Neyse… Ada’da yeme-içme alternatifiniz çok. Sabah fırından aldığınız yeni çıkmış börekleriniz ile iskelede oturup kahvaltınızı edebilirsiniz. Masanın altında dolanan pisiler neyse de martılara şaşmayın. Onlara da mama verin. Sonra isterseniz sahil boyunca dizili restoranlardan birinde oturup hem rakınızı için hem taze balıklardan yiyin. Yavrunuz için mevsim balığı sorun. Mümkünse yeni çıkmış olta balığı var mı diye bakın. Ya da çarşı içinde mevcut esnaf lokantalarına girip sebze, sulu yemek veya çorba şeklinde yiyin. Üşenmez de kilisenin de olduğu Aya-Yorgi tepesine çıkarsanız, börek, salata, sarma ya da dolma mutlaka ısmarlayın. Bebeniz de yesin siz de yiyin. Siz bir de mutlaka kırmızı şarap için. Aman az için de çarpmasın. Malum açık ve temiz hava artı şarap… Bebenizin uyku saatini denk getirebilirseniz Aya-Yorgi’nin muhteşem çam kokusu ve İstanbul manzarası eşliğinde, bırakın huzurlu ve tertemiz bir uyku çeksin yumurcak. Rüyâsında Martı Jonathan ile tanışır belki, neden olmasın!
Çarşıdan geçerken renkli kovalarında balık satan Adalı balıkçılarla konuşup, kuzunuz için balık alın. Eğer o gün balık yediyseniz de alın. Tazecik balık. bir gün sonra da yersiniz. Mis. Mis.

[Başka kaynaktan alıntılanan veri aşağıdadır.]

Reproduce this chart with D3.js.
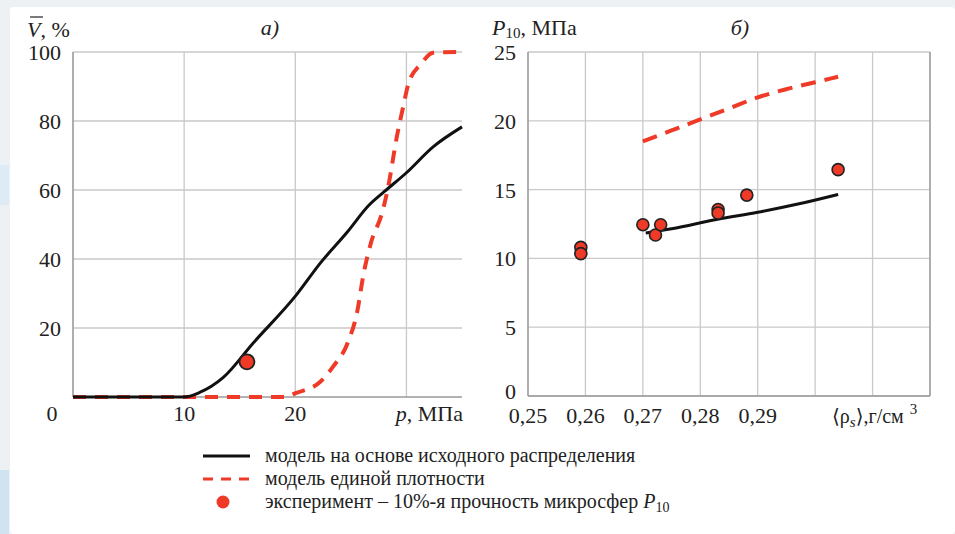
<!DOCTYPE html>
<html>
<head>
<meta charset="utf-8">
<script src="https://cdn.jsdelivr.net/npm/d3@7"></script>
<style>
  body { margin: 0; background: #eef1f3; }
  #chart text { font-family: "Liberation Serif", "Times New Roman", Times, "DejaVu Serif", serif; }
</style>
</head>
<body>
<svg id="chart" width="955" height="534"></svg>
<script>
// panel a): V vs p
var pTicks = [0, 10, 20, 30];
var pLabels = [0, 10, 20];
var vTicks = [20, 40, 60, 80, 100];
var blackP = [0, 10, 11.35, 13.5, 16.2, 20.1, 22.25, 24.7, 26.6, 28, 30, 32.4, 35];
var blackV = [0, 0, 1.25, 5.6, 15.6, 29.6, 38.8, 47.9, 55.5, 59.5, 65, 72.5, 78.3];
var redP = [0, 19, 20.1, 22.25, 23.4, 24.7, 25.6, 26.1, 26.8, 27.8, 28.3, 29.2, 29.7, 30.2, 31.3, 32.4, 35];
var redV = [0, 0, 1.2, 4.4, 8.8, 15.6, 25.2, 34.9, 44.6, 53.3, 60, 76.5, 84, 91, 96.5, 99.8, 100];
var expP = [15.65];
var expV = [10.2];

// panel б): P10 vs density
var rhoTicks = [0.25, 0.26, 0.27, 0.28, 0.29, 0.30, 0.31, 0.32];
var rhoLabels = ["0,25", "0,26", "0,27", "0,28", "0,29"];
var p10Ticks = [0, 5, 10, 15, 20, 25];
var modelRho = [0.2705, 0.275, 0.283, 0.29, 0.297, 0.304];
var modelP10 = [11.85, 12.15, 12.85, 13.35, 13.95, 14.65];
var uniRho = [0.270, 0.275, 0.280, 0.285, 0.290, 0.295, 0.300, 0.304];
var uniP10 = [18.5, 19.3, 20.1, 20.9, 21.7, 22.3, 22.8, 23.2];
var ptRho = [0.2592, 0.2592, 0.2700, 0.2722, 0.2731, 0.2831, 0.2831, 0.2881, 0.3040];
var ptP10 = [10.8, 10.35, 12.45, 11.7, 12.45, 13.55, 13.3, 14.6, 16.45];

var legendLabels = ["модель на основе исходного распределения", "модель единой плотности", "эксперимент – 10%-я прочность микросфер "];

var svg = d3.select("#chart");
var RED = "#ee3a26", GRID = "#c9c9c9", AXIS = "#9a9a9a", INK = "#222";

svg.append("rect").attr("x", 10).attr("y", 7).attr("width", 945).attr("height", 527).attr("rx", 4).attr("fill", "#fff");
svg.append("rect").attr("x", 0).attr("y", 165).attr("width", 9).attr("height", 40).attr("fill", "#dcebf5");
svg.append("rect").attr("x", 0).attr("y", 470).attr("width", 9).attr("height", 64).attr("fill", "#cfe3f1");

function panel(o) {
  var g = svg.append("g");
  var x = d3.scaleLinear().domain(o.xd).range([o.x0, o.x1]);
  var y = d3.scaleLinear().domain(o.yd).range([o.y0, o.y1]);
  g.selectAll(".hg").data(o.yt).enter().append("line")
    .attr("x1", o.x0).attr("x2", o.x1)
    .attr("y1", function(d) { return y(d); }).attr("y2", function(d) { return y(d); })
    .attr("stroke", GRID).attr("stroke-width", 1.3);
  g.selectAll(".vg").data(o.xt).enter().append("line")
    .attr("x1", function(d) { return x(d); }).attr("x2", function(d) { return x(d); })
    .attr("y1", o.y0).attr("y2", o.y1)
    .attr("stroke", GRID).attr("stroke-width", 1.3);
  g.append("line").attr("x1", o.x0).attr("x2", o.x1).attr("y1", o.y0).attr("y2", o.y0)
    .attr("stroke", AXIS).attr("stroke-width", 1.6);
  g.append("line").attr("x1", o.x0).attr("x2", o.x0).attr("y1", o.y0).attr("y2", o.y1)
    .attr("stroke", AXIS).attr("stroke-width", 1.4);
  g.selectAll(".yl").data(o.ytl).enter().append("text")
    .attr("x", o.x0 - 12).attr("y", function(d) { return y(d) + (d === 0 ? 3 : 8); })
    .attr("text-anchor", "end").attr("font-size", 22).attr("fill", INK).text(function(d) { return d; });
  return { g: g, x: x, y: y };
}

// ---- panel a)
var A = panel({ xd: [0, 35], yd: [0, 100], x0: 73, x1: 462, y0: 397, y1: 52,
  xt: pTicks, yt: vTicks, ytl: vTicks });
A.g.selectAll(".xl").data(pLabels).enter().append("text")
  .attr("x", function(d) { return d === 0 ? A.x(d) - 21 : A.x(d); }).attr("y", 421)
  .attr("text-anchor", "middle").attr("font-size", 22).attr("fill", INK).text(function(d) { return d; });

var lineA = d3.line().curve(d3.curveMonotoneX).x(function(d) { return A.x(d[0]); }).y(function(d) { return A.y(d[1]); });
A.g.append("path").datum(d3.zip(redP, redV)).attr("d", lineA)
  .attr("fill", "none").attr("stroke", RED).attr("stroke-width", 4).attr("stroke-dasharray", "13,9");
A.g.append("path").datum(d3.zip(blackP, blackV)).attr("d", lineA)
  .attr("fill", "none").attr("stroke", "#111").attr("stroke-width", 3);
A.g.selectAll(".pt").data(d3.zip(expP, expV)).enter().append("circle")
  .attr("cx", function(d) { return A.x(d[0]); }).attr("cy", function(d) { return A.y(d[1]); })
  .attr("r", 7.5).attr("fill", RED).attr("stroke", "#222").attr("stroke-width", 1.8);

var tA = svg.append("text").attr("x", 27).attr("y", 37).attr("font-size", 22).attr("fill", INK);
tA.append("tspan").attr("font-style", "italic").text("V");
tA.append("tspan").text(", %");
svg.append("line").attr("x1", 30).attr("x2", 43).attr("y1", 17).attr("y2", 17).attr("stroke", INK).attr("stroke-width", 1.2);
svg.append("text").attr("x", 270).attr("y", 35).attr("font-size", 22).attr("font-style", "italic").attr("fill", INK).attr("text-anchor", "middle").text("а)");
var tP = svg.append("text").attr("x", 463).attr("y", 421).attr("font-size", 22).attr("fill", INK).attr("text-anchor", "end");
tP.append("tspan").attr("font-style", "italic").text("p");
tP.append("tspan").text(", МПа");

// ---- panel б)
var B = panel({ xd: [0.25, 0.32], yd: [0, 25], x0: 528, x1: 930, y0: 396, y1: 52,
  xt: rhoTicks, yt: p10Ticks, ytl: p10Ticks });
B.g.append("line").attr("x1", 930).attr("x2", 930).attr("y1", 396).attr("y2", 52)
  .attr("stroke", AXIS).attr("stroke-width", 1.4);
B.g.selectAll(".xl").data(rhoLabels).enter().append("text")
  .attr("x", function(d, i) { return B.x(rhoTicks[i]); }).attr("y", 423)
  .attr("text-anchor", "middle").attr("font-size", 22).attr("fill", INK).text(function(d) { return d; });

var lineB = d3.line().curve(d3.curveMonotoneX).x(function(d) { return B.x(d[0]); }).y(function(d) { return B.y(d[1]); });
B.g.append("path").datum(d3.zip(uniRho, uniP10)).attr("d", lineB)
  .attr("fill", "none").attr("stroke", RED).attr("stroke-width", 4).attr("stroke-dasharray", "15,9");
B.g.append("path").datum(d3.zip(modelRho, modelP10)).attr("d", lineB)
  .attr("fill", "none").attr("stroke", "#111").attr("stroke-width", 3);
B.g.selectAll(".pt").data(d3.zip(ptRho, ptP10)).enter().append("circle")
  .attr("cx", function(d) { return B.x(d[0]); }).attr("cy", function(d) { return B.y(d[1]); })
  .attr("r", 6).attr("fill", RED).attr("stroke", "#222").attr("stroke-width", 1.6);

var tB = svg.append("text").attr("x", 492).attr("y", 35).attr("font-size", 22).attr("fill", INK);
tB.append("tspan").attr("font-style", "italic").text("P");
tB.append("tspan").attr("font-size", 15).attr("dy", 3).text("10");
tB.append("tspan").attr("dy", -3).text(", МПа");
svg.append("text").attr("x", 740).attr("y", 35).attr("font-size", 22).attr("font-style", "italic").attr("fill", INK).attr("text-anchor", "middle").text("б)");
var tR = svg.append("text").attr("x", 832).attr("y", 423).attr("font-size", 20).attr("fill", INK);
tR.append("tspan").text("⟨ρ");
tR.append("tspan").attr("font-size", 15).attr("font-style", "italic").attr("dy", 4).text("s");
tR.append("tspan").attr("dy", -4).text("⟩,г/см");
tR.append("tspan").attr("font-size", 15).attr("dx", 6).attr("dy", -9).text("3");

// ---- legend
var lg = svg.append("g");
var ly = [456, 479, 502];
lg.append("line").attr("x1", 203).attr("x2", 250).attr("y1", ly[0]).attr("y2", ly[0]).attr("stroke", "#111").attr("stroke-width", 3);
lg.append("line").attr("x1", 203).attr("x2", 250).attr("y1", ly[1]).attr("y2", ly[1]).attr("stroke", RED).attr("stroke-width", 3).attr("stroke-dasharray", "10,8");
lg.append("circle").attr("cx", 223).attr("cy", ly[2]).attr("r", 6.5).attr("fill", RED);
lg.selectAll(".lt").data(legendLabels).enter().append("text")
  .attr("x", 265).attr("y", function(d, i) { return ly[i] + 6; })
  .attr("font-size", 20).attr("fill", INK).text(function(d) { return d; });
var last = lg.select("text:last-of-type");
last.append("tspan").attr("font-style", "italic").text("P");
last.append("tspan").attr("font-size", 14).attr("dy", 4).text("10");
</script>
</body>
</html>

Çok yorulduysanız, ortalık kalabalıksa ve kalabalıktan yorulup biraz sakinlik isterseniz, evet şimdi size bir yer tarif edeceğim. Gidip orada bir çay için. Büyük Ada’da iskeleden çıkın, sol tarafa doğru sahil boyunca ilerleyin. Askerlik şubesinin hemen yanındaki Horoz Çay bahçesi genelde sakindir. Maalesef kışın açık değil. Bizim aile çay bahçemizdir orası. Yazın akşamları beni ve ailemi orada bulabilirsiniz.
Ada’da konaklamak da mümkün elbette. Birçok otel-pansiyon var. Kesenize, tercihinize göre seçenekler için bkz. internet ya da eş-dost tanıdık.
Marmara’nın tam ortasında 4 ada, İstanbul’un harbiden incisi Adalar, bebesi olan aileleri için temiz hava ve günübirlik tatil için ulaşımı son derece kolay bir fırsat. Değerlendirin. Yapabilirseniz hafta içi gidin. Daha sakin olur ada, siz de daha çok keyif alırsınız.
Ada’dan döndükten sonra belki eve bile varmadan uyuyup kalacaktır bebeniz. Ada havası çarptı derler. Çarpacaksa ada havası çarpsın. Benim kuzum her ada dönüşü bütün gece gülümseyerek ve huzur içinde uyur.